Earthquake Bird (2019)
adventures in Japan
Wash Westmoreland's "Earthquake Bird" isn't a great movie but still worth seeing, with Alicia Vikander as an expat in Japan who enters a potentially dangerous situation. In addition to the plot what I liked was the scenes of Japan's countryside; I hope to go there someday.
I recommend the movie. I hope that Vikander's career continues like this. Also appearing is Riley Keough (Elvis Presley's granddaughter).
make something of yourself
The "Rocky" franchise is one of the most famous in cinema history. Now, we have the protagonist from the previous movies handing the baton to the new generation (in this case, the son of his former rival). As with the original, the basic gist of the movie is making something of oneself. And "Creed" does a great job laying that out. It's one that you gotta see. Sylvester Stallone, Michael B. Jordan and Tessa Thompson all put on fine performances.
Long live the city of brotherly love!
Steel Magnolias (1989)
Chicken fried by Christians; does that mean that it would taste different if fried by Taoists?

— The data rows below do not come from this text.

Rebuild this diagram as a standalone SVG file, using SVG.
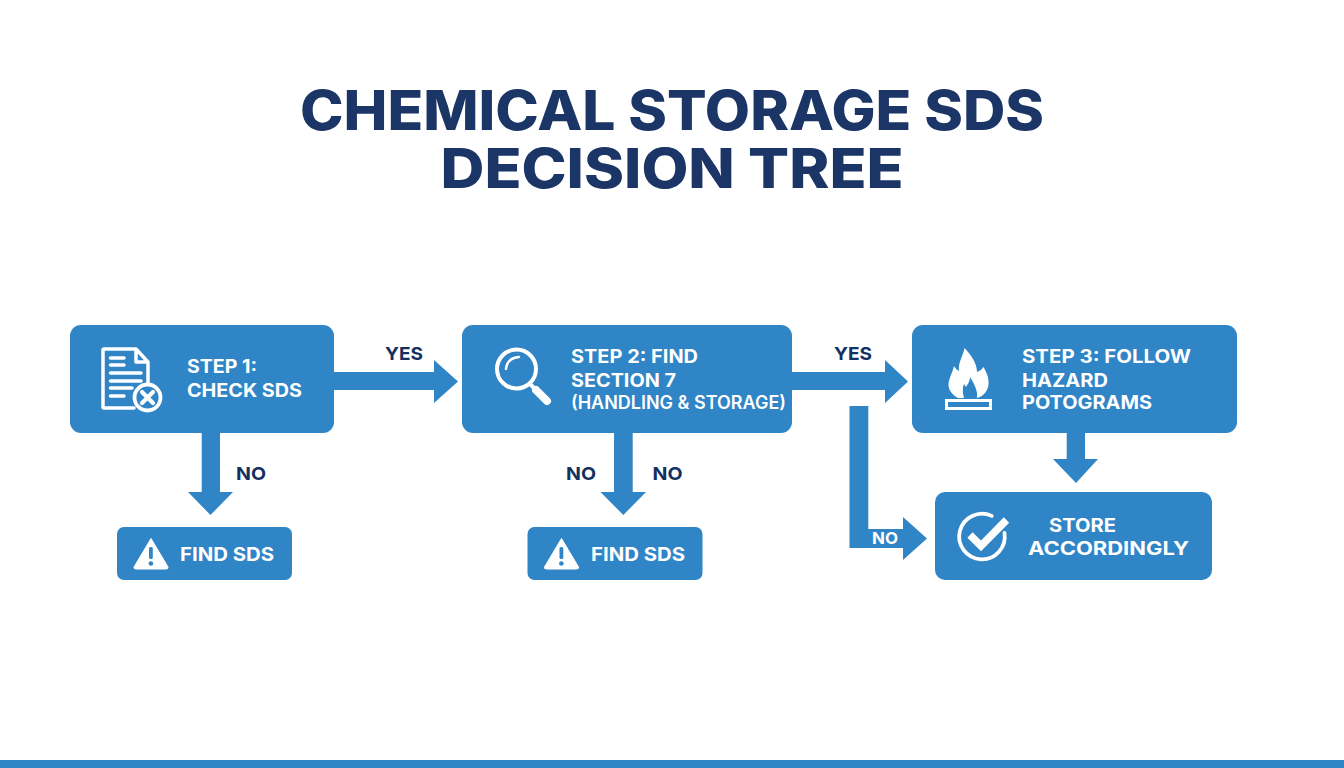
<svg xmlns="http://www.w3.org/2000/svg" width="1344" height="768" viewBox="0 0 1344 768">
<style>
text{font-family:Inter,"Liberation Sans",Arial,sans-serif;font-weight:700}
.title{font-size:55px;font-weight:800;fill:#1a3566;text-anchor:middle}
.box{fill:#2f85c6}
.t{font-size:18.5px;fill:#fff;font-weight:700}
.s{font-size:18px;fill:#fff;font-weight:600}
.l{font-size:18px;fill:#14305f}
.w{font-size:16.5px;fill:#fff}
.ln{fill:none;stroke:#fff;stroke-width:3.5;stroke-linecap:round;stroke-linejoin:round}
.ar{fill:#2f85c6}
.solid{fill:#fff}
</style>
<defs>
<g id="warn">
<path class="solid" d="M151 538.500L168 567Q168.500 569 166 569L136 569Q133.500 569 134 567Z" stroke="#fff" stroke-width="1" stroke-linejoin="round"/>
<rect class="ar" x="149" y="547" width="3.800" height="12" rx="1.500"/>
<circle class="ar" cx="150.900" cy="563.500" r="2.300"/>
</g>
</defs>
<rect width="1344" height="768" fill="#fff"/>
<rect class="ar" x="0" y="760" width="1344" height="8"/>
<g id="title">
<text class="title" x="672" y="130" textLength="744" lengthAdjust="spacingAndGlyphs">CHEMICAL STORAGE SDS</text>
<text class="title" x="672" y="188" textLength="463" lengthAdjust="spacingAndGlyphs">DECISION TREE</text>
</g>
<g id="connectors">
<path class="ar" d="M330 372H434V360L458 381.500L434 403V390H330Z"/>
<path class="ar" d="M201.700 430H220V492H233L210.500 515L188 492H201.700Z"/>
<path class="ar" d="M614 430H632.700V492H646L623.300 515L600.500 492H614Z"/>
<path class="ar" d="M788 372H885V360L908 381.500L885 403V390H788Z"/>
<path class="ar" d="M1066.700 430H1085V459H1098L1076 483L1053 459H1066.700Z"/>
<path class="ar" d="M849.500 406H868.300V529H903V517L927 538.500L903 560V548H849.500Z"/>
<text class="l" x="385" y="360" textLength="38" lengthAdjust="spacingAndGlyphs">YES</text>
<text class="l" x="834" y="360" textLength="38" lengthAdjust="spacingAndGlyphs">YES</text>
<text class="l" x="236" y="480" textLength="30" lengthAdjust="spacingAndGlyphs">NO</text>
<text class="l" x="566" y="480" textLength="30" lengthAdjust="spacingAndGlyphs">NO</text>
<text class="l" x="652.500" y="480" textLength="30" lengthAdjust="spacingAndGlyphs">NO</text>
<text class="w" x="872" y="544" textLength="26" lengthAdjust="spacingAndGlyphs">NO</text>
</g>
<g id="step1">
<rect class="box" x="70" y="325" width="264" height="108" rx="11"/>
<path class="ln" d="M136 349H104Q103 349 103 350V407Q103 408 104 408H134M136 349L148 362V384M136 350V362H147"/>
<path class="ln" d="M110.500 358H124M110.500 365H124M110.500 373H141M110.500 381H141M110.500 388H132M110.500 396H124"/>
<circle cx="147.500" cy="397.500" r="13" fill="#2f85c6" stroke="#fff" stroke-width="3.800"/>
<path d="M142 392L153 403M153 392L142 403" fill="none" stroke="#fff" stroke-width="4.200" stroke-linecap="round"/>
<text class="t" x="187" y="373" textLength="70" lengthAdjust="spacingAndGlyphs">STEP 1:</text>
<text class="t" x="187" y="396.500" textLength="115" lengthAdjust="spacingAndGlyphs">CHECK SDS</text>
</g>
<g id="step2">
<rect class="box" x="462" y="325" width="330" height="108" rx="11"/>
<circle cx="516.500" cy="369" r="19.500" fill="none" stroke="#fff" stroke-width="4"/>
<path d="M530 384L537 391" fill="none" stroke="#fff" stroke-width="4"/>
<path d="M536 390L547 401" fill="none" stroke="#fff" stroke-width="8" stroke-linecap="round"/>
<path d="M506 369Q507 358 519 357" fill="none" stroke="#fff" stroke-width="2.500" stroke-linecap="round"/>
<text class="t" x="571" y="362.500" textLength="127" lengthAdjust="spacingAndGlyphs">STEP 2: FIND</text>
<text class="t" x="571" y="386.500" textLength="105" lengthAdjust="spacingAndGlyphs">SECTION 7</text>
<text class="s" x="571" y="409" textLength="215" lengthAdjust="spacingAndGlyphs">(HANDLING &amp; STORAGE)</text>
</g>
<g id="step3">
<rect class="box" x="912" y="325" width="325" height="108" rx="11"/>
<path class="solid" d="M964.500 348C972 356 977 364 977 372C980 371 982 369 983.500 367C989 376 991 386 985 393C983 395 981 397 977 398C978 390 974 384 970 377C970 382 967 385 966 387L964 384C962 389 963 394 964 398H958C951 394 947 388 949 381C950 376 953 371 954 366C955 368 957 370 959 371C958 362 963 356 964.500 348Z"/>
<rect x="946.500" y="400.500" width="44" height="8" fill="none" stroke="#fff" stroke-width="3"/>
<text class="t" x="1022" y="362.500" textLength="169" lengthAdjust="spacingAndGlyphs">STEP 3: FOLLOW</text>
<text class="t" x="1022" y="386.500" textLength="86" lengthAdjust="spacingAndGlyphs">HAZARD</text>
<text class="t" x="1022" y="409" textLength="130" lengthAdjust="spacingAndGlyphs">POTOGRAMS</text>
</g>
<g id="store">
<rect class="box" x="935" y="492" width="277" height="88" rx="10"/>
<path d="M991.700 515.900A22.800 22.800 0 1 0 1004.500 533" fill="none" stroke="#fff" stroke-width="3.800" stroke-linecap="round"/>
<path d="M970 535L981 546L1006.500 520" fill="none" stroke="#fff" stroke-width="7.500"/>
<text class="t" x="1049" y="531.500" textLength="67" lengthAdjust="spacingAndGlyphs">STORE</text>
<text class="t" x="1028" y="555" textLength="161" lengthAdjust="spacingAndGlyphs">ACCORDINGLY</text>
</g>
<g id="find1">
<rect class="box" x="117" y="527" width="175" height="53" rx="7"/>
<use href="#warn"/>
<text class="t" x="180" y="560.500" textLength="94" lengthAdjust="spacingAndGlyphs">FIND SDS</text>
</g>
<g id="find2">
<rect class="box" x="527.500" y="527" width="175" height="53" rx="7"/>
<use href="#warn" x="410.500"/>
<text class="t" x="591" y="560.500" textLength="94" lengthAdjust="spacingAndGlyphs">FIND SDS</text>
</g>
</svg>
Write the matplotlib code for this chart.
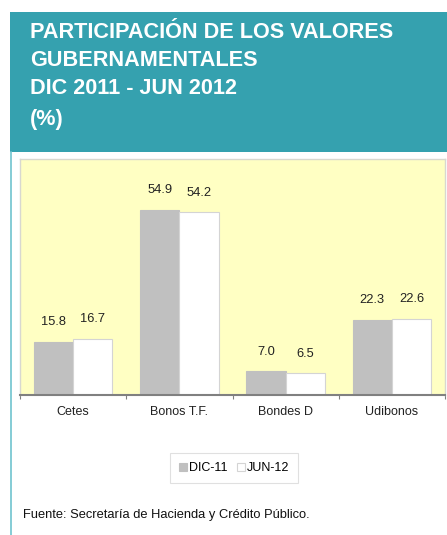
import matplotlib
matplotlib.use("Agg")
import matplotlib.pyplot as plt
import numpy as np
from matplotlib.patches import Rectangle
from matplotlib.lines import Line2D

categories = ["Cetes", "Bonos T.F.", "Bondes D", "Udibonos"]
dic11 = [15.8, 54.9, 7.0, 22.3]
jun12 = [16.7, 54.2, 6.5, 22.6]
series_names = ["DIC-11", "JUN-12"]
title_lines = ["PARTICIPACIÓN DE LOS VALORES", "GUBERNAMENTALES", "DIC 2011 - JUN 2012", "(%)"]
source = "Fuente: Secretaría de Hacienda y Crédito Público."

FONT = ["Liberation Sans Narrow", "Liberation Sans", "DejaVu Sans"]
plt.rcParams['font.family'] = FONT

W, H = 447, 535
fig = plt.figure(figsize=(W / 100, H / 100), dpi=100)
fig.patch.set_facecolor("white")

def fx(px):
    return px / W

def fy(py):
    return 1 - py / H

teal = "#35A1AF"
# header box
fig.patches.append(Rectangle((fx(10), fy(152)), fx(447) - fx(10), fy(12) - fy(152),
                             transform=fig.transFigure, facecolor=teal, edgecolor="none", zorder=0))
# left teal line
fig.lines.append(Line2D([fx(10.5), fx(10.5)], [fy(152), 0], transform=fig.transFigure,
                        color="#6FC4CE", lw=1.2))

title_y = [33, 61, 89, 119]
for t, y in zip(title_lines, title_y):
    fig.text(fx(30), fy(y), t, color="white", fontsize=15.6, fontweight="bold",
             va="center", ha="left", family=FONT)

ax = fig.add_axes([fx(20), fy(395), fx(445) - fx(20), fy(159) - fy(395)])
ax.set_facecolor("#FFFFC3")

x = np.arange(len(categories))
w = 0.37
b1 = ax.bar(x - w / 2, dic11, w, color="#C0C0C0", edgecolor="#C0C0C0", lw=0.8, label=series_names[0], zorder=2)
b2 = ax.bar(x + w / 2, jun12, w, color="white", edgecolor="#D4D4D4", lw=0.8, label=series_names[1], zorder=2)

for bars, vals in ((b1, dic11), (b2, jun12)):
    for r, v in zip(bars, vals):
        ax.annotate(f"{v:.1f}", (r.get_x() + r.get_width() / 2, v), xytext=(0, 14),
                    textcoords="offset points", ha="center", va="center", fontsize=9.3, color="#222222")

ax.set_xlim(-0.5, len(categories) - 0.5)
ax.set_ylim(0, 70)
ax.set_yticks([])
ax.set_xticks(x)
ax.set_xticklabels(categories, fontsize=9, color="#222222")
ax.tick_params(axis="x", length=0, pad=8)
ax.set_xticks(np.arange(-0.5, len(categories)), minor=True)
ax.tick_params(axis="x", which="minor", length=3, color="#808080", width=0.8)

for s in ["top", "right", "left"]:
    ax.spines[s].set_color("#D8D8D0")
    ax.spines[s].set_linewidth(1.0)
ax.spines["bottom"].set_color("#808080")
ax.spines["bottom"].set_linewidth(1.5)

leg = fig.legend(handles=[b1, b2], labels=series_names, loc="center",
                 bbox_to_anchor=(fx(234), fy(468)), ncol=2, fontsize=9,
                 frameon=True, fancybox=False, edgecolor="#D9D9D9",
                 handlelength=0.6, handleheight=0.6, handletextpad=0.15,
                 columnspacing=0.8, borderpad=0.75, borderaxespad=0)
leg.get_frame().set_linewidth(0.8)

fig.text(fx(23), fy(515), source, fontsize=9.3, color="#111111", va="center", ha="left")

fig.savefig("out.png", dpi=100)
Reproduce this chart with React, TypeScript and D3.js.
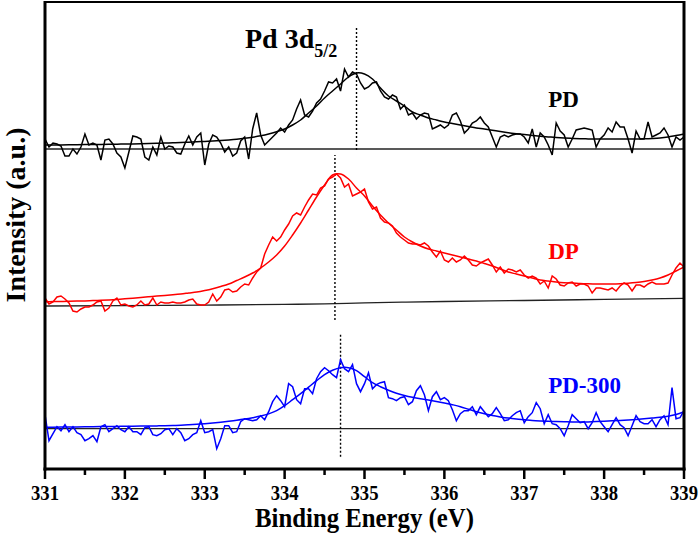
import React from 'react';
import * as d3 from 'd3';

// Binding energy ticks (eV)
const energyTicks = [331, 332, 333, 334, 335, 336, 337, 338, 339];
const minorTicks = [331.5, 332.5, 333.5, 334.5, 335.5, 336.5, 337.5, 338.5];

// raw spectra, 0.05 eV steps from 331 to 339 (intensity above each trace's own baseline)
const pdRaw = [
  10, 2, 6, 5, 3, -7, -7, 0, -5, 2,
  15, 4, 6, 4, -11, 9, 10, 5, -4, -8,
  -19, -3, 13, 12, 10, -8, -11, 2, -6, 12,
  0, 3, 2, -4, -5, 5, 13, 4, 12, 16,
  -16, 5, 14, 12, 6, -3, 2, -7, -4, 8,
  12, -10, 20, 36, 14, 4, 8, 12, 16, 21,
  17, 24, 29, 40, 49, 34, 32, 38, 46, 50,
  58, 67, 66, 70, 58, 80, 72, 77, 75, 66,
  60, 62, 66, 67, 58, 52, 50, 54, 52, 40,
  44, 34, 36, 30, 34, 36, 35, 20, 22, 24,
  21, 24, 34, 36, 28, 16, 20, 26, 28, 32,
  26, 22, 12, 2, 12, 14, 12, 14, 15, 15,
  12, 6, 20, 2, 16, 12, 4, -6, 26, 18,
  14, 2, 10, 19, 20, 21, 20, 19, 2, 10,
  14, 21, 17, 27, 22, 22, 10, -4, 18, 10,
  10, 27, 12, 14, 16, 21, 14, 2, 12, 9,
  12,
];

const dpRaw = [
  8, 2, 4, 9, 10, 7, 3, -5, -6, -3,
  -1, -1, 1, 4, 5, -5, -2, 5, 8, 1,
  2, 0, -1, 1, 5, 1, 2, 8, 1, 4,
  3, 3, 4, 3, 3, 4, 6, 7, 2, 1,
  1, 4, 12, 5, 9, 16, 17, 14, 15, 19,
  22, 21, 28, 34, 38, 52, 61, 69, 65, 69,
  76, 82, 90, 93, 91, 99, 106, 112, 111, 118,
  120, 127, 129, 132, 128, 119, 122, 110, 112, 114,
  117, 104, 97, 99, 88, 84, 83, 80, 73, 69,
  66, 63, 62, 62, 61, 63, 60, 54, 49, 55,
  46, 44, 48, 44, 46, 50, 46, 41, 40, 43,
  45, 47, 41, 34, 39, 33, 37, 36, 34, 36,
  31, 28, 30, 28, 22, 25, 18, 30, 27, 21,
  20, 23, 24, 20, 22, 22, 20, 13, 18, 18,
  17, 16, 18, 15, 20, 23, 21, 15, 21, 21,
  19, 22, 24, 22, 22, 22, 23, 31, 38, 43,
  39,
];

const pd300Raw = [
  14, -12, -5, 2, -2, 4, -3, 2, -4, -6,
  -12, -10, -7, -13, 2, 4, -3, 0, 3, -1,
  -3, 2, -3, -3, -6, 1, 2, -6, -7, -5,
  -1, 0, -6, 0, -4, -12, -10, -6, -4, 8,
  -4, -3, -1, -20, -10, 3, 3, -4, -3, 7,
  10, 9, 8, 9, 13, 9, 17, 27, 33, 28,
  22, 45, 42, 29, 25, 40, 40, 35, 50, 57,
  61, 58, 54, 51, 69, 60, 57, 64, 45, 37,
  45, 56, 40, 44, 46, 47, 31, 30, 28, 31,
  32, 24, 27, 38, 43, 34, 18, 32, 37, 29,
  31, 28, 19, 8, 15, 18, 18, 22, 14, 22,
  17, 12, 15, 21, 15, 8, 9, 13, 16, 18,
  6, 12, 16, 26, 20, 5, 14, 5, 4, 0,
  -7, 3, 14, 10, 6, 7, 0, 6, 16, 7,
  2, -3, 4, 11, 4, 1, -7, 3, 13, 7,
  5, 5, 9, 2, 9, 13, 4, 41, 10, 11,
  18,
];

// fitted envelopes, 0.1 eV steps from 331 to 339
const pdFit = [
  4.0, 4.0, 4.1, 4.2, 4.3, 4.4, 4.5, 4.6, 4.7, 4.8,
  5.0, 5.1, 5.3, 5.5, 5.7, 6.0, 6.2, 6.5, 6.8, 7.2,
  7.6, 8.0, 8.5, 9.1, 9.8, 10.7, 11.8, 13.2, 15.0, 17.3,
  20, 24, 29, 36, 43, 51, 58, 65, 72, 76,
  75, 70, 61, 53, 48, 43, 37, 34, 31, 29,
  27, 25.5, 24, 22.5, 21, 20, 18.8, 17.5, 16.3, 15.3,
  14.4, 13.6, 12.8, 12.1, 11.5, 11, 10.6, 10.3, 10.1, 10,
  10, 10, 10, 10, 10, 10.2, 10.5, 11, 12, 13.5,
  15,
];

const dpFit = [
  4.3, 4.4, 4.5, 4.7, 4.9, 5.1, 5.4, 5.7, 6.1, 6.6,
  7.2, 7.8, 8.5, 9.2, 9.9, 10.5, 11.2, 12, 13, 14,
  15.5, 17.3, 19.5, 22, 25.5, 29, 33, 38, 44, 51,
  60, 71, 83, 96, 109, 121, 131, 132, 127, 118,
  110, 100, 91, 83, 76, 69, 64, 60, 57, 55,
  53, 51, 49, 47, 45, 42.5, 40, 37, 34, 32,
  30, 28, 26, 25, 24, 23.3, 23, 22.5, 22.2, 22,
  22, 22, 22.3, 22.8, 23.5, 24.5, 26, 28, 31, 35,
  39,
];

const pd300Fit = [
  1.4, 1.5, 1.6, 1.7, 1.8, 1.9, 2.0, 2.1, 2.2, 2.3,
  2.4, 2.5, 2.6, 2.7, 2.8, 3.0, 3.2, 3.5, 3.9, 4.4,
  5.0, 5.7, 6.5, 7.4, 8.4, 9.6, 11, 12.6, 14.8, 18,
  23, 29, 35, 41.5, 48, 54, 58.5, 61, 61, 58,
  52, 46, 42, 38.5, 35.5, 33.3, 31.5, 30, 28.7, 27.3,
  25.8, 24, 22, 19.5, 17, 15, 13.2, 11.8, 10.6, 9.7,
  9, 8.3, 7.8, 7.4, 7.1, 6.9, 6.7, 6.7, 6.8, 7.1,
  7.5, 7.9, 8.3, 8.8, 9.3, 9.9, 10.6, 11.4, 12.5, 14.2,
  17,
];

// Shirley-type background under DP
const dpBgEnergy = [331, 332, 333, 334, 334.5, 335, 335.5, 336, 337, 338, 339];
const dpBg = [0, 0.4, 0.9, 1.6, 2.2, 3.1, 3.9, 4.5, 5.5, 6.6, 7.7];

const seriesNames = ['PD', 'DP', 'PD-300'];
const seriesColors = ['#000000', '#ff0000', '#0000ff'];
const seriesOffsets = [320, 163, 40.3];
const peakCenters = [334.9, 334.63, 334.7];
const peakMarkerSpan = [[-1, 123], [-14, 151], [-28, 94]];

const W = 700;
const H = 536;
const margin = { top: 2, right: 16, bottom: 67, left: 45 };

const App = () => {
  const x = d3.scaleLinear().domain([331, 339]).range([margin.left, W - margin.right]);
  const y = d3.scaleLinear().domain([0, 467]).range([H - margin.bottom, margin.top]);

  const rawE = pdRaw.map((_, i) => 331 + i * 0.05);
  const fitE = pdFit.map((_, i) => 331 + i * 0.1);

  const raws = [pdRaw, dpRaw, pd300Raw];
  const fits = [pdFit, dpFit, pd300Fit];

  const rawLine = (vals, off) =>
    d3.line<number>().x((_, i) => x(rawE[i])).y((d) => y(d + off))(vals);
  const fitLine = (vals, off) =>
    d3.line<number>().x((_, i) => x(fitE[i])).y((d) => y(d + off)).curve(d3.curveCatmullRom)(vals);
  const bgLine = d3
    .line<number>()
    .x((_, i) => x(dpBgEnergy[i]))
    .y((d) => y(d + seriesOffsets[1]))
    .curve(d3.curveMonotoneX)(dpBg);

  const x0 = x(331);
  const x1 = x(339);
  const yb = y(0);
  const font = "'Liberation Serif', 'Times New Roman', serif";

  // label anchors
  const labelX = x(337.3);
  const labelRise = [42, 47, 36];

  return (
    <svg width={W} height={H} style={{ position: 'absolute', left: 0, top: 0 }} fontFamily={font}>
      <rect width={W} height={H} fill="#fff" />

      {/* baselines */}
      <line x1={x0} x2={x1} y1={y(seriesOffsets[0])} y2={y(seriesOffsets[0])} stroke="#222" strokeWidth={1.3} />
      <path d={bgLine} fill="none" stroke="#222" strokeWidth={1.3} />
      <line x1={x0} x2={x1} y1={y(seriesOffsets[2])} y2={y(seriesOffsets[2])} stroke="#222" strokeWidth={1.3} />

      {/* peak markers */}
      {peakCenters.map((c, i) => (
        <line
          key={'m' + i}
          x1={x(c)}
          x2={x(c)}
          y1={y(seriesOffsets[i] + peakMarkerSpan[i][0])}
          y2={y(seriesOffsets[i] + peakMarkerSpan[i][1])}
          stroke="#000"
          strokeWidth={1.4}
          strokeDasharray="2,2"
        />
      ))}

      {raws.map((r, i) => (
        <g key={'s' + i} fill="none" stroke={seriesColors[i]} strokeWidth={1.5}>
          <path d={rawLine(r, seriesOffsets[i])} strokeLinejoin="miter" />
          <path d={fitLine(fits[i], seriesOffsets[i])} />
        </g>
      ))}

      {/* frame */}
      <line x1={x0} x2={x1} y1={margin.top} y2={margin.top} stroke="#000" strokeWidth={2} />
      <line x1={x0} x2={x0} y1={margin.top - 1} y2={yb + 1.5} stroke="#000" strokeWidth={3} />
      <line x1={x1} x2={x1} y1={margin.top - 1} y2={yb + 1.5} stroke="#000" strokeWidth={3} />
      <line x1={x0 - 1.5} x2={x1 + 1.5} y1={yb} y2={yb} stroke="#000" strokeWidth={3} />

      {energyTicks.map((t) => (
        <g key={'t' + t}>
          <line x1={x(t)} x2={x(t)} y1={yb} y2={yb + 10} stroke="#000" strokeWidth={2.5} />
          <text
            x={x(t)}
            y={yb + 31}
            textAnchor="middle"
            fontSize={21}
            fontWeight="bold"
            textLength={28}
            lengthAdjust="spacingAndGlyphs"
          >
            {t}
          </text>
        </g>
      ))}
      {minorTicks.map((t) => (
        <line key={'n' + t} x1={x(t)} x2={x(t)} y1={yb} y2={yb + 6} stroke="#000" strokeWidth={2.5} />
      ))}

      <text
        x={(x0 + x1) / 2}
        y={527}
        textAnchor="middle"
        fontSize={27}
        fontWeight="bold"
        textLength={219}
        lengthAdjust="spacingAndGlyphs"
      >
        Binding Energy (eV)
      </text>
      <text
        transform={`translate(25,215) rotate(-90)`}
        textAnchor="middle"
        fontSize={28}
        fontWeight="bold"
      >
        Intensity (a.u.)
      </text>

      <text x={245} y={48} fontSize={28} fontWeight="bold">
        Pd 3d
        <tspan fontSize={18} dy={9}>5/2</tspan>
      </text>

      {seriesNames.map((n, i) => (
        <text
          key={n}
          x={labelX}
          y={y(seriesOffsets[i] + labelRise[i])}
          fontSize={23}
          fontWeight="bold"
          fill={seriesColors[i]}
        >
          {n}
        </text>
      ))}
    </svg>
  );
};

export default App;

I had heard about "Steel Magnolias" for years, but I only now got around to seeing it (thirty years to the month of its release, incidentally). It's nice to see a female-driven movie, especially one with some of the witty one-liners that we have here. Sally Field, Dolly Parton, Olympia Dukakis and the rest make a fun team. I guess that the movie would've been more effective had it featured a racially diverse crowd, but as it stands it's a great romp. I liked it.
Keep the Lights On (2012)
How stable are relationships?
Ira Sachs's "Keep the Lights On" focuses on dismal relationship between two men in New York. A previous reviewer praised the movie for not taking a cliched view of gay relationships and showing that gays can have damaged relationships just as much as heterosexuals can.
Maybe so, but the movie drags a lot. Plenty of movies - namely 2005's "Junebug" - have deliberately moved slowly to tell the story, but I don't really see the purpose here. It's got a good story, but they could've presented it better.